# [What is required]
Copy all lines below containing "that".

# [Material]
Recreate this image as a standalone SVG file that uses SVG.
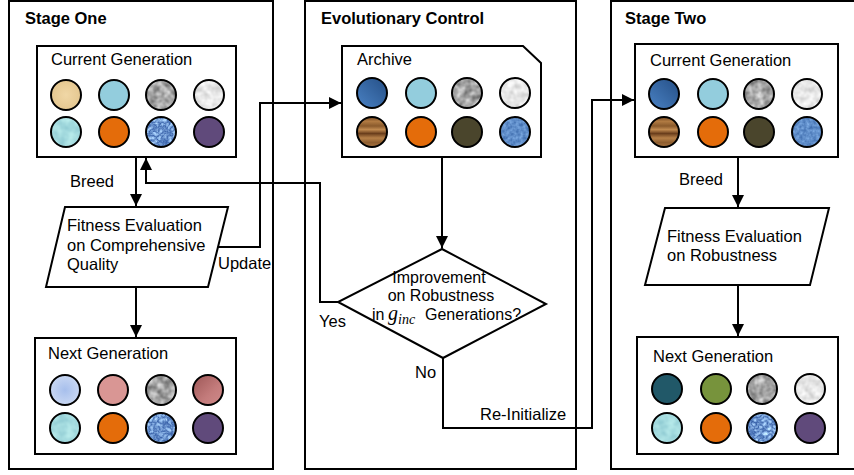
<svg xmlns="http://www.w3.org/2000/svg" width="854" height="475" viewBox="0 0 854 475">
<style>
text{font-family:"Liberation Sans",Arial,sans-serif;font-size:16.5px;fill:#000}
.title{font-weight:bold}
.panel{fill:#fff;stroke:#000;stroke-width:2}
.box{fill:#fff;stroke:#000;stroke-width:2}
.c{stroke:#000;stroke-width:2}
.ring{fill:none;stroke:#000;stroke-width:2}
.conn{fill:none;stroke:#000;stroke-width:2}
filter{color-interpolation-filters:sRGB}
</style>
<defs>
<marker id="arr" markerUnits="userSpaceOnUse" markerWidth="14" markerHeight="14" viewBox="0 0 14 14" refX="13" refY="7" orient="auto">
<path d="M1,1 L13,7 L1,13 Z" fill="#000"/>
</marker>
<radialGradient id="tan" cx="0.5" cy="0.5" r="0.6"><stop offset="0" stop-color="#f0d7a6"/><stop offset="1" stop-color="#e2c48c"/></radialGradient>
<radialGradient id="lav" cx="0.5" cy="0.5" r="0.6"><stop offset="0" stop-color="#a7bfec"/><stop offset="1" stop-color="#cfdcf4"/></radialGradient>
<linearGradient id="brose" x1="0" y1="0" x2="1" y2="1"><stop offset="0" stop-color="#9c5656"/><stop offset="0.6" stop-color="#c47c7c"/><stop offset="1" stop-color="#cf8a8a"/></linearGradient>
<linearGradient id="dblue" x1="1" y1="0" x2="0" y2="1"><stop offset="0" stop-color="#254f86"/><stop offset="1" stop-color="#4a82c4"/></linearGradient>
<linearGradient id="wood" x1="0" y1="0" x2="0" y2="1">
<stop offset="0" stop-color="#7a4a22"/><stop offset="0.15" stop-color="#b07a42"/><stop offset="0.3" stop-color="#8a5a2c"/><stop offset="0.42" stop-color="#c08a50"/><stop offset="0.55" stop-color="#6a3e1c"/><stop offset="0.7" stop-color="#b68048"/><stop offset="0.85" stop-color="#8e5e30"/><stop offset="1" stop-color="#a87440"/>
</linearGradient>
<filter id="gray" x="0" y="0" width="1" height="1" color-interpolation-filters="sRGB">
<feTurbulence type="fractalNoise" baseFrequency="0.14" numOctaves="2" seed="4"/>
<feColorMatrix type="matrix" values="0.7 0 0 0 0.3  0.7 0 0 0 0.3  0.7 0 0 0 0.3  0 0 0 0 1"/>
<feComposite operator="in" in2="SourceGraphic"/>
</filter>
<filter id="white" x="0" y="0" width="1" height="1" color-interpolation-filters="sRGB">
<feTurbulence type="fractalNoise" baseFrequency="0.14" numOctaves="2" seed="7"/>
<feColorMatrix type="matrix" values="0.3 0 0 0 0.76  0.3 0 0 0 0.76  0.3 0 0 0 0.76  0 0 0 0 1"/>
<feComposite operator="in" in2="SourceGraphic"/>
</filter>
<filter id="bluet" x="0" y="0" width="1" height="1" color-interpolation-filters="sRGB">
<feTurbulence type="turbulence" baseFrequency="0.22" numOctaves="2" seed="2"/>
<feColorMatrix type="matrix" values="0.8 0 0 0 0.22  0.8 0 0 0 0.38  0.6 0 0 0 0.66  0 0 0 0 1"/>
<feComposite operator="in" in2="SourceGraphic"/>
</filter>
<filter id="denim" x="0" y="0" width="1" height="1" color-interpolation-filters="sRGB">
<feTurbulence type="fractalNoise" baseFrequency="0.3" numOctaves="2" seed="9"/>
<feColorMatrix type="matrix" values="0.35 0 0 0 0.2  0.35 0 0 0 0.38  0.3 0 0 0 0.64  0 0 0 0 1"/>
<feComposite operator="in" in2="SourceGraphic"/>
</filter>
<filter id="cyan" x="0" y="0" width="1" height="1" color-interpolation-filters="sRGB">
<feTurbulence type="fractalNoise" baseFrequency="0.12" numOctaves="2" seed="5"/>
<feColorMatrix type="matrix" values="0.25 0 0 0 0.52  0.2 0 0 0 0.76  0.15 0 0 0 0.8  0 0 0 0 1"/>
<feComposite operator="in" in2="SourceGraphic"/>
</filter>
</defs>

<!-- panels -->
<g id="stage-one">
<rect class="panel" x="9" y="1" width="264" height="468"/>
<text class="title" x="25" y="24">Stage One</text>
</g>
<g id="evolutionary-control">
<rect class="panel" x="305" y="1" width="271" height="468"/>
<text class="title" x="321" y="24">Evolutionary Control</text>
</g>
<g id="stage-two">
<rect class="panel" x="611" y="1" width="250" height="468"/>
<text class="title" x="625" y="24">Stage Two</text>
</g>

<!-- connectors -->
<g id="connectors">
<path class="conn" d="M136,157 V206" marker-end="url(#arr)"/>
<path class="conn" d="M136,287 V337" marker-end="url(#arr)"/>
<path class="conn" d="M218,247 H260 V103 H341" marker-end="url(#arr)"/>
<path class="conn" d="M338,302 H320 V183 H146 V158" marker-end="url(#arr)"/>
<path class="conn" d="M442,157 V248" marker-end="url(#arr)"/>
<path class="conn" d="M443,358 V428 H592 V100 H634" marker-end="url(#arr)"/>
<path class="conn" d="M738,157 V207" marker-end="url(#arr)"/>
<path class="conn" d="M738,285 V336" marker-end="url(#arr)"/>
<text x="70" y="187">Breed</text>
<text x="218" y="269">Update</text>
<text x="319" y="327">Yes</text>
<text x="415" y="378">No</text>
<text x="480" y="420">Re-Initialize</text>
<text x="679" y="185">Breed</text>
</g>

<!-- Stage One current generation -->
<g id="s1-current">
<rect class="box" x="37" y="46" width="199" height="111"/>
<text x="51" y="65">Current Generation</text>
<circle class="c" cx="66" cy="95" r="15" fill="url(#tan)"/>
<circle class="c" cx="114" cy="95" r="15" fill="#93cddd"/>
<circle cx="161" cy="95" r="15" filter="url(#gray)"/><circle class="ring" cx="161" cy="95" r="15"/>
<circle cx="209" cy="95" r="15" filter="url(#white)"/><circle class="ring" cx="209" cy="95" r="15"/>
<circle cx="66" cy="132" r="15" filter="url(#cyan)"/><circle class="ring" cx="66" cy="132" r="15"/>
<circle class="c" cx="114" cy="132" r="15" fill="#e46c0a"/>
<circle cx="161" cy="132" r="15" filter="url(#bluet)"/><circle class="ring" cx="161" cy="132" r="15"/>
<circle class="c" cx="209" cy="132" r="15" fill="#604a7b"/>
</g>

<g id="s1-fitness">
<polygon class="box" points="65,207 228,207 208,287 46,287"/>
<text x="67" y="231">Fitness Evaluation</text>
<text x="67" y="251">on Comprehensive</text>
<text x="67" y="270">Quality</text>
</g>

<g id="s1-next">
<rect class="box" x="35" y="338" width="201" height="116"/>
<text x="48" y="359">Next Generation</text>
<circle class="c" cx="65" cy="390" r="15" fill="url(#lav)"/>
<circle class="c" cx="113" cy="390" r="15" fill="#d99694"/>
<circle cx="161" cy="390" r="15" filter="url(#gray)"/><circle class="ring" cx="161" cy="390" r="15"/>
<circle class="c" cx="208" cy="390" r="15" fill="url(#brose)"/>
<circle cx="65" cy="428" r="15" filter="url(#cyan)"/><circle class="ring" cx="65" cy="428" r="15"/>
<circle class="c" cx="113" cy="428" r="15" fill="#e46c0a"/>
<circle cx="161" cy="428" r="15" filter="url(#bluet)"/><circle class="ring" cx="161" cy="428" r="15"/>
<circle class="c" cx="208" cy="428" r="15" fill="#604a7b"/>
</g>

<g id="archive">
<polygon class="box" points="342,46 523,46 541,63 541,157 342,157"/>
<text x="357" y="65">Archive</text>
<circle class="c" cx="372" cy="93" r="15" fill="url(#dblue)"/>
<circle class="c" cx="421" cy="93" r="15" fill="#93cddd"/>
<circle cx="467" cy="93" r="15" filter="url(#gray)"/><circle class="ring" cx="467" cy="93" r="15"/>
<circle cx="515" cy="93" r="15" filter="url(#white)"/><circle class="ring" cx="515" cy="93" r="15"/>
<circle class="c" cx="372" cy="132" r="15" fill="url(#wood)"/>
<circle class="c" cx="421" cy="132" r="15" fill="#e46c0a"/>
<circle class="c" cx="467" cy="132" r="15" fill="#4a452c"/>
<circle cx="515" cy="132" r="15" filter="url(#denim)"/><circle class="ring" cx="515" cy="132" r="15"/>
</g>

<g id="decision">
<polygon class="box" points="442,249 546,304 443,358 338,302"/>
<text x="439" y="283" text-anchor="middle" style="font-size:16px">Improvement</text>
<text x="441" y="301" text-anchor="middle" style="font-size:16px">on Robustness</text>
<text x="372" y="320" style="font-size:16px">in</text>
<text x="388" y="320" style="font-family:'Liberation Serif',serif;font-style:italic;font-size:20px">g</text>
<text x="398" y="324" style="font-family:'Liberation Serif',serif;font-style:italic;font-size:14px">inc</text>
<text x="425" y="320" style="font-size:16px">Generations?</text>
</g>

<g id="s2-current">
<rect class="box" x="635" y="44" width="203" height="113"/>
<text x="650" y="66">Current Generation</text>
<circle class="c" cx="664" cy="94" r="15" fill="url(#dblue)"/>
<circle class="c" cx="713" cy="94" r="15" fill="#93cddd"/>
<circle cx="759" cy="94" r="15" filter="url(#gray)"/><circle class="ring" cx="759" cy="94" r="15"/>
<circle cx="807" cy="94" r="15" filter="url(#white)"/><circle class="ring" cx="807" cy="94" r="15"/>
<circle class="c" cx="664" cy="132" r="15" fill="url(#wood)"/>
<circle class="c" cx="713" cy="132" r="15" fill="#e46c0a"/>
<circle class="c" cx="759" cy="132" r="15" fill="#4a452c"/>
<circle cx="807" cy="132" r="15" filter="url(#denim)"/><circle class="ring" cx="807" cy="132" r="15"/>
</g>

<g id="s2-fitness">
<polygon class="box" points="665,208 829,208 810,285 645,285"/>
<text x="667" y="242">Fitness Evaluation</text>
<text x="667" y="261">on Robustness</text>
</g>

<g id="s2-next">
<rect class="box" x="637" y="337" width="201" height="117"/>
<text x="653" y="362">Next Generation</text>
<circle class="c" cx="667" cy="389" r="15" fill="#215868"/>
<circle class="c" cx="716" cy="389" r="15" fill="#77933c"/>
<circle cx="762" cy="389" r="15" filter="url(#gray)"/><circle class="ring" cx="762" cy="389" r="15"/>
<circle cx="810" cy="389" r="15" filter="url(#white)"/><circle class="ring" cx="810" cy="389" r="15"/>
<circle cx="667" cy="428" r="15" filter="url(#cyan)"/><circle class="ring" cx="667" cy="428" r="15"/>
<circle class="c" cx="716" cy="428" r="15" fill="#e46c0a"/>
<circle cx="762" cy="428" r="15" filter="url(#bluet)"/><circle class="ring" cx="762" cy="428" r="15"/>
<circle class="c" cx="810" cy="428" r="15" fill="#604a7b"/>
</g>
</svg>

--

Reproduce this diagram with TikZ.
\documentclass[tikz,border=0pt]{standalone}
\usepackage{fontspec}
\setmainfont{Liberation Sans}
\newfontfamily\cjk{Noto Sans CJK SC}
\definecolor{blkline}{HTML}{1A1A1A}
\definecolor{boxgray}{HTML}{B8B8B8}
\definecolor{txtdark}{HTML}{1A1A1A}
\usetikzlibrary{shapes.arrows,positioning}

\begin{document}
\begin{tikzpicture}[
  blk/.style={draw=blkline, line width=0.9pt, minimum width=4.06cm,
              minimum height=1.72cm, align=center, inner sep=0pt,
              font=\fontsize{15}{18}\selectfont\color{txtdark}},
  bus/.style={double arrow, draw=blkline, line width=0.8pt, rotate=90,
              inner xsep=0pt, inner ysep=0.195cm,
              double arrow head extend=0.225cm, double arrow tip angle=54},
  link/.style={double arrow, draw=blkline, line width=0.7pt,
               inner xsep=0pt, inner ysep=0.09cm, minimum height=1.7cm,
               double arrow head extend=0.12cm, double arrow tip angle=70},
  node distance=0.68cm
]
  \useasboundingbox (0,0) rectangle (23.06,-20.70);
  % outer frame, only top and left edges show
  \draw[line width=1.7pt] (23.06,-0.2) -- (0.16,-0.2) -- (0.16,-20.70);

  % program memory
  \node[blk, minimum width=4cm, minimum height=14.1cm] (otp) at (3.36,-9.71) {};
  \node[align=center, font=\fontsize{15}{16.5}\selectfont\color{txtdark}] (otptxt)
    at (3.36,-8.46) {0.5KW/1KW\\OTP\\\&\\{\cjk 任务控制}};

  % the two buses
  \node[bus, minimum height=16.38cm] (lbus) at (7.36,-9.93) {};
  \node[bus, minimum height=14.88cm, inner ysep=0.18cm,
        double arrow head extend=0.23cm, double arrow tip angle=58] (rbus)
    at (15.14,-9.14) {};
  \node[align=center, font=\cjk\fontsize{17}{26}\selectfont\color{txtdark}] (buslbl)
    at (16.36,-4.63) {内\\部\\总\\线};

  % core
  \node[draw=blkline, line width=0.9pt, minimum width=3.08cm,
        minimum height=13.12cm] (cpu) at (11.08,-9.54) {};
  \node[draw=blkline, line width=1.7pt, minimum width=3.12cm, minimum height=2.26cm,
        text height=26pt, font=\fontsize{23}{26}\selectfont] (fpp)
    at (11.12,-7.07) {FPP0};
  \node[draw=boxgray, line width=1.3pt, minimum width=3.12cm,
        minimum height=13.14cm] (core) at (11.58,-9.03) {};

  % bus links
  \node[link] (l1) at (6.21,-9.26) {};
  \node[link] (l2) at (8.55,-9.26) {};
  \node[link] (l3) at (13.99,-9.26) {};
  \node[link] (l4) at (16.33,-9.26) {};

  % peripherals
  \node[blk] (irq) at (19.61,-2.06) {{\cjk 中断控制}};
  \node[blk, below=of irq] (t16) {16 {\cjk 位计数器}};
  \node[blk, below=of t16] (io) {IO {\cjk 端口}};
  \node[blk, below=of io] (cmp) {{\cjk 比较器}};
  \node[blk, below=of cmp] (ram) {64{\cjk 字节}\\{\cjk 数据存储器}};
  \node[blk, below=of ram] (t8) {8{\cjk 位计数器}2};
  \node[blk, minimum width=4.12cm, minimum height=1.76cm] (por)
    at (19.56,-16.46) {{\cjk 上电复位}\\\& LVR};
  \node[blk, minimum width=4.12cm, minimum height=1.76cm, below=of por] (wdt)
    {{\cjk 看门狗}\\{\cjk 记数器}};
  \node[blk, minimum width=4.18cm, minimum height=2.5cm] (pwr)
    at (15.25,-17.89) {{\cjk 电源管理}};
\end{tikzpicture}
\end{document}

==

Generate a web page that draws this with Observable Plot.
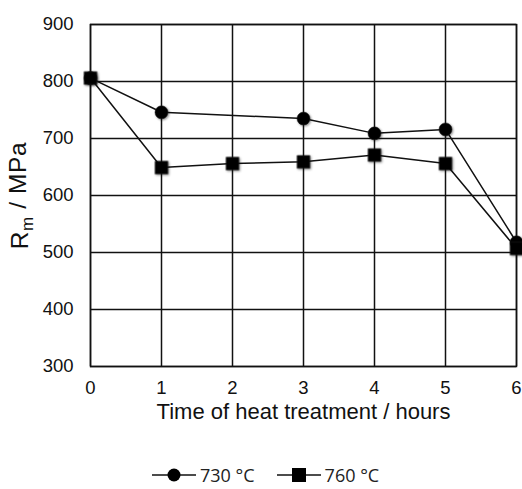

# [Exercise output]
Recreate this image as a standalone SVG file that uses SVG.
Generate a web page that draws this with Observable Plot.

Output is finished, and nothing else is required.